Aujourd'hui, j'ai l'impression que la déclaration de Parizeau a créé une distance interne (stratégique) entre le Parti Québécois et les Québécois issus de l'immigration. Elle est laminée dans certains esprits. Les Québécois issus de l'immigration sont ignorés... il ne faut pas réveiller les ennemis : la très bonne formule qui fait fortune dans nos campagnes électorales. Mais le PQ doit dépasser ce discours et refuser de se donner des postures pour gagner les élections. Il [246] doit miser sur un projet de société, (Des pistes seront explorées dans mes remarques générales).
Répondant 3 :
Je crois que la déclaration de Parizeau fait partie du passé.

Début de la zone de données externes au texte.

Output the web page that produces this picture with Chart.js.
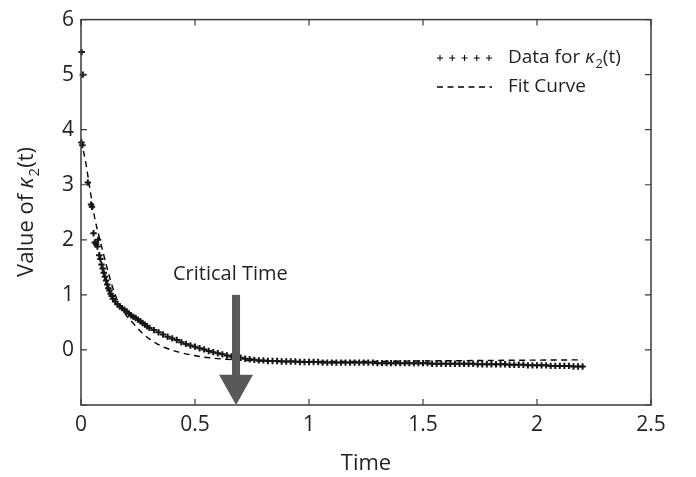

Nous devons aller de l'avant. Aujourd'hui, il est important que les souverainistes et ses leaders en particulier tiennent un discours inclusif et que les Québécois issus de l'immigration se sentent partie prenante du projet de pays.
Cette déclaration de l'ex-premier ministre Jacques Parizeau ne doit pas être considérée comme une déclaration raciste, ou ethnocentriste. Les personnes qui connaissent Jacques Parizeau, l'homme, le présente comme une personne aimable, et même chaleureuse. Mais, Jacques Parizeau, c'est Jacques Parizeau. Il ne fait pas dans la dentelle. Sa déclaration doit être comprise comme un homme politique déçu que son projet n'aboutisse pas malgré tous les efforts déployés. Comme le mentionne un des répondants, il faut passer à autre chose, car tout a été dit depuis cette déclaration le soir du 30 octobre 1995.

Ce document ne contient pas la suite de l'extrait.